Un deal silencieux : « Tu ne me déranges pas, je ne te dérange pas ». Le vrai pacte entre le CPT et la Primature n’est pas écrit, mais il est palpable : Pa gen tèt chaje. Chacun garde son territoire, son budget, ses affidés. L’essentiel, c’est de faire semblant de fonctionner, de faire durer le spectacle. À défaut d’être efficaces, ils sont synchronisés dans l’immobilisme.
Les projets de réforme constitutionnelle ? Au frigo.
La Commission pour la sécurité ? Inexistante. Les promesses aux syndicats ? Poussière.
Mais pendant ce temps, les voitures officielles roulent. Les gardes du corps sont payés. Les per diem circulent. Et la misère elle, ne fait que s’aggraver.
Le peuple ? Un détail gênant. Ce qui est le plus révoltant, c’est cette indifférence crasse au sort du peuple.
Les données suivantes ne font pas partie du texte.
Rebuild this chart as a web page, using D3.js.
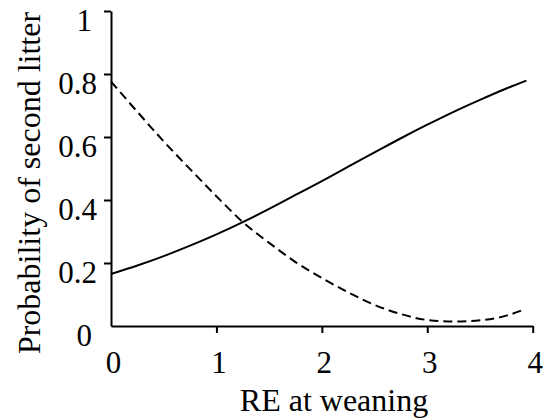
<!DOCTYPE html>
<html><head><meta charset="utf-8"></head>
<body style="margin:0">
<script src="https://cdn.jsdelivr.net/npm/d3@7/dist/d3.min.js"></script>
<script>
  // RE at weaning (x) and the two fitted probabilities
  const solidX = [0, 0.25, 0.5, 0.75, 1, 1.25, 1.5, 1.75, 2, 2.25, 2.5, 2.75, 3, 3.25, 3.5, 3.75, 3.94];
  const solidY = [0.165, 0.192, 0.222, 0.255, 0.291, 0.33, 0.372, 0.416, 0.46, 0.506, 0.551, 0.596, 0.639, 0.68, 0.718, 0.754, 0.779];

  const dashX = [0, 0.25, 0.5, 0.75, 1, 1.25, 1.5, 1.75, 2, 2.25, 2.5, 2.75, 3, 3.25, 3.5, 3.75, 3.9];
  const dashY = [0.776, 0.68, 0.586, 0.498, 0.412, 0.33, 0.264, 0.203, 0.152, 0.107, 0.067, 0.038, 0.019, 0.014, 0.018, 0.033, 0.05];

  const xTicks = [0, 1, 2, 3, 4];
  const yTicks = [0, 0.2, 0.4, 0.6, 0.8, 1];
  const xTitle = "RE at weaning";
  const yTitle = "Probability of second litter";

  const width = 553, height = 419;
  const fontFam = "Liberation Serif";

  const svg = d3.select("body").append("svg")
    .attr("width", width)
    .attr("height", height);

  const x = d3.scaleLinear().domain([0, 4]).range([111, 532.7]);
  const y = d3.scaleLinear().domain([0, 1]).range([326, 11]);

  // y axis
  const yAxis = svg.append("g")
    .attr("transform", "translate(111,0)")
    .call(d3.axisLeft(y).tickValues(yTicks).tickSize(7).tickSizeOuter(0)
      .tickFormat(d => String(+d.toFixed(1))));
  // x axis
  const xAxis = svg.append("g")
    .attr("transform", "translate(0,326)")
    .call(d3.axisBottom(x).tickValues(xTicks).tickSize(7).tickSizeOuter(0)
      .tickFormat(d3.format("d")));

  [yAxis, xAxis].forEach(a => {
    a.attr("font-family", null).attr("font-size", null);
    a.select(".domain").attr("stroke", "#000").attr("stroke-width", 2);
    a.selectAll(".tick line").attr("stroke", "#000").attr("stroke-width", 2)
      .filter(d => d === 0).remove();
    a.selectAll(".tick text")
      .attr("font-family", fontFam)
      .attr("font-size", 31)
      .attr("fill", "#000")
      .attr("dy", null);
  });
  // labels sit a little below their ticks, whole numbers a bit further left
  yAxis.selectAll(".tick text")
    .attr("y", 19)
    .attr("x", d => Number.isInteger(d) ? -19 : -14);
  xAxis.selectAll(".tick text").attr("y", 47).attr("dx", 2);

  const line = d3.line()
    .x(d => x(d[0]))
    .y(d => y(d[1]))
    .curve(d3.curveMonotoneX);

  svg.append("path")
    .datum(solidX.map((v, i) => [v, solidY[i]]))
    .attr("fill", "none")
    .attr("stroke", "#000")
    .attr("stroke-width", 2)
    .attr("d", line);

  svg.append("path")
    .datum(dashX.map((v, i) => [v, dashY[i]]))
    .attr("fill", "none")
    .attr("stroke", "#000")
    .attr("stroke-width", 2)
    .attr("stroke-dasharray", "9,5")
    .attr("d", line);

  // titles
  svg.append("text")
    .attr("x", 334)
    .attr("y", 411)
    .attr("text-anchor", "middle")
    .attr("font-family", fontFam)
    .attr("font-size", 32)
    .text(xTitle);

  svg.append("text")
    .attr("transform", "translate(40,183) rotate(-90)")
    .attr("text-anchor", "middle")
    .attr("font-family", fontFam)
    .attr("font-size", 32)
    .text(yTitle);
</script>
</body>
</html>
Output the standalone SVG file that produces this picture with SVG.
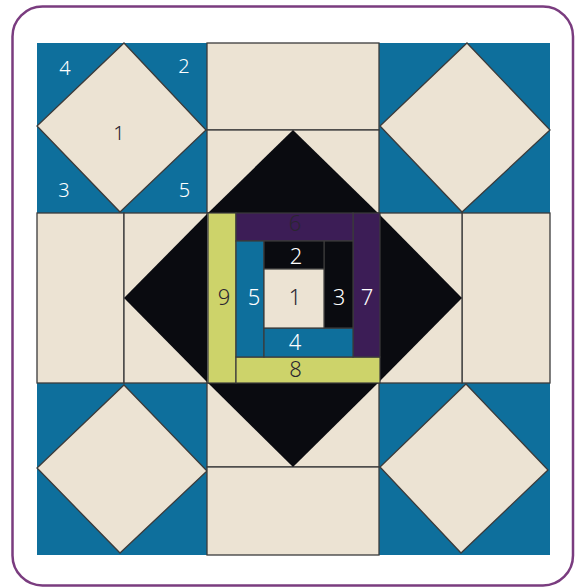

Comme si gouverner, aujourd’hui en Haïti, c’était gérer une entreprise sans clients. La rue n’intéresse que lorsqu’il faut envoyer la police pour disperser les protestations. Le citoyen n’est convoqué que pour applaudir ou subir.
Haïti est aujourd’hui dirigée par des gestionnaires d’agonie. Le CPT et la Primature ne cherchent pas à soigner la patiente République. Ils veulent juste qu’elle ne meure pas avant leur mandat. Ils veulent une République zombie : ni vivante, ni morte. Juste assez stable pour garder le fauteuil chaud, mais pas assez debout pour exiger des comptes.
L’histoire retiendra qu’en 2025, après tant de morts, tant d’exils, tant d’espérances piétinées, les dirigeants de transition ont choisi de protéger leur pouvoir plutôt que le peuple. L’histoire retiendra que pendant que les enfants mouraient de faim dans les camps de Carrefour, pendant que les gangs recrutaient à ciel ouvert, pendant que les écoles restaient fermées, ceux-là jouaient à qui aura le dernier mot dans un gouvernement sans autorité.
Mais l’histoire retiendra aussi qu’aucun pouvoir ne dure éternellement. Et quand un jour, les comptes seront demandés. Et ce jour-là, ils ne s’entendront plus. Ni pour se défendre, ni pour fuir.